This session offers a practical dive into the world of real-world malware analysis, focusing on active samples discovered across Indonesia and Vietnam, with ongoing efforts to source additional threats from Thailand. By examining malware that’s actively circulating in Southeast Asia, we aim to expose the evolving techniques used by threat actors in this region and demonstrate how local context informs malware design, deployment, and defense evasion strategies.
We begin with an overview of how malware is proliferating in the SEA region, touching on common vectors of infection, targeted platforms, and socio-economic conditions that make certain countries frequent testing grounds for new threats.

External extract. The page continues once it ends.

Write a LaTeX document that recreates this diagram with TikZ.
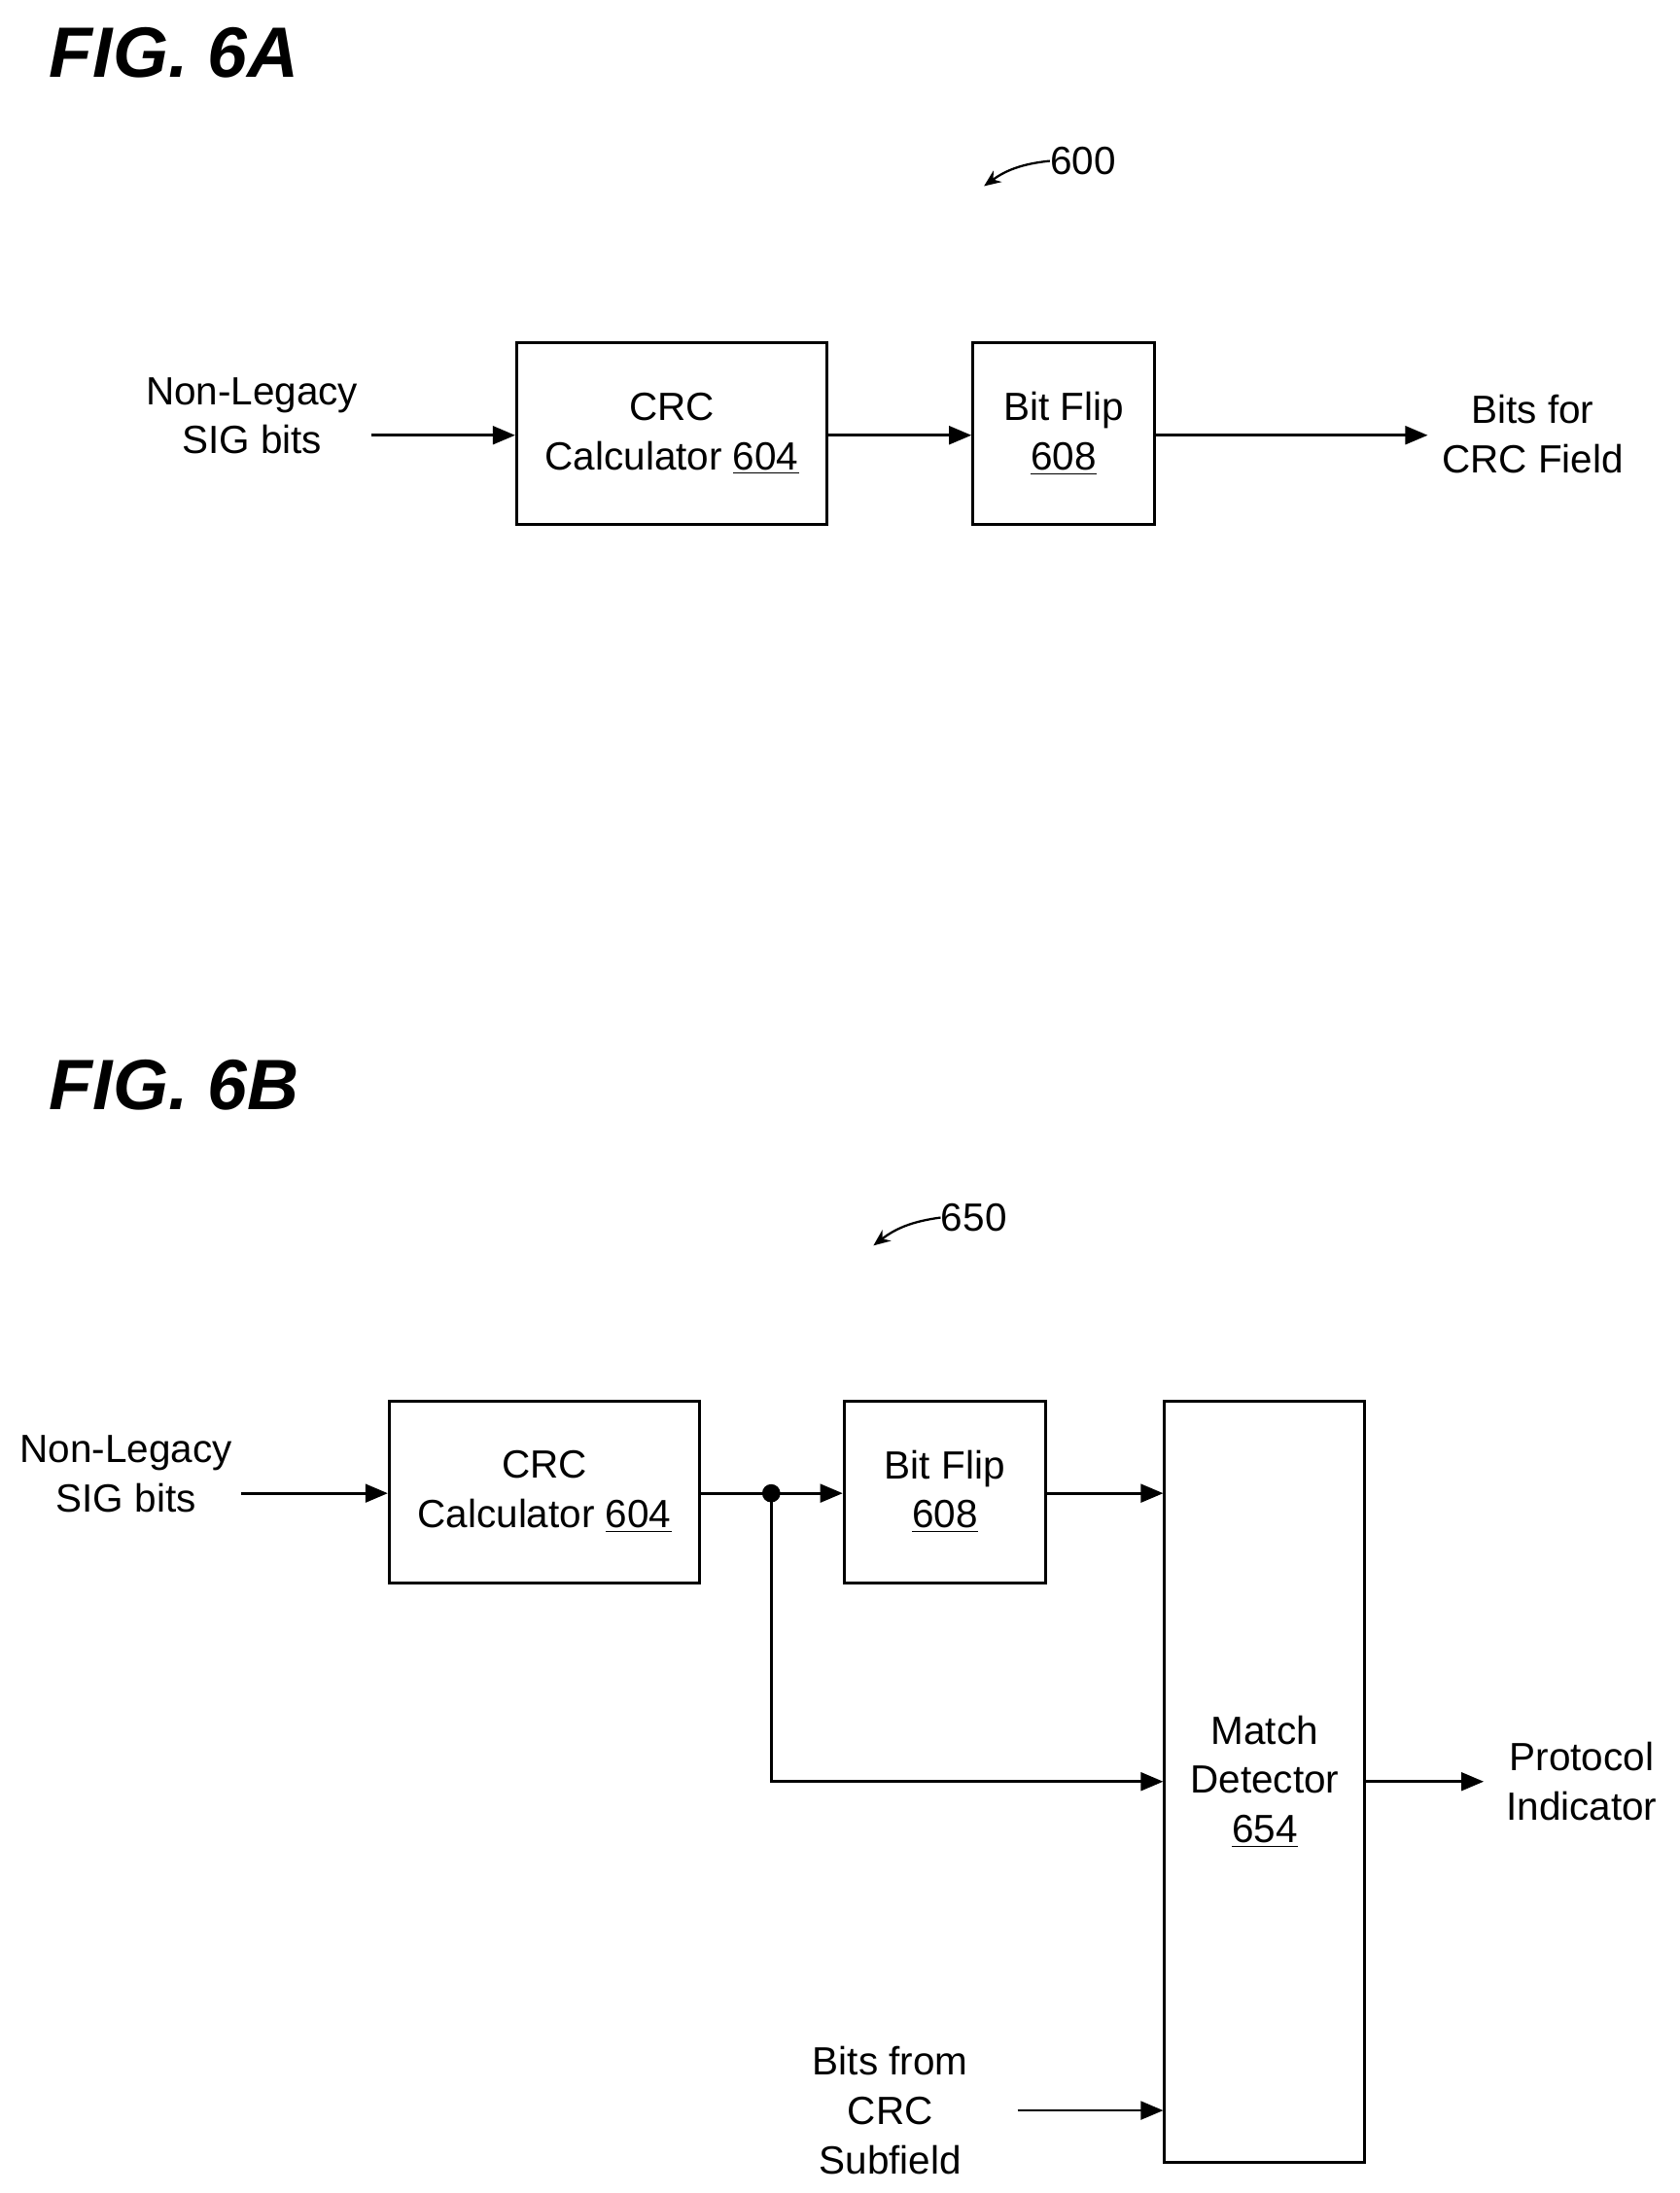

The talk will introduce a curated set of tools and workflows used in analyzing such malware—from initial triage to in-depth behavioral analysis.
A core focus of the talk is on malware runtime protection—specifically, the defensive layers malware authors employ to evade analysis, such as obfuscation, packing, anti-debugging, and sandbox detection. Attendees will learn how to systematically unpack and bypass these protections to reach the underlying payload, and how to perform dynamic and static analysis post-unpacking.
The session includes real-world examples and hands-on demonstrations, showing step-by-step unpacking and behavior tracing of several Southeast Asian malware samples. By the end of the talk, participants will have a clear understanding of the tools, methodologies, and challenges involved in analyzing modern, runtime-protected malware—and will leave with a stronger skill set to apply these techniques in their own investigations.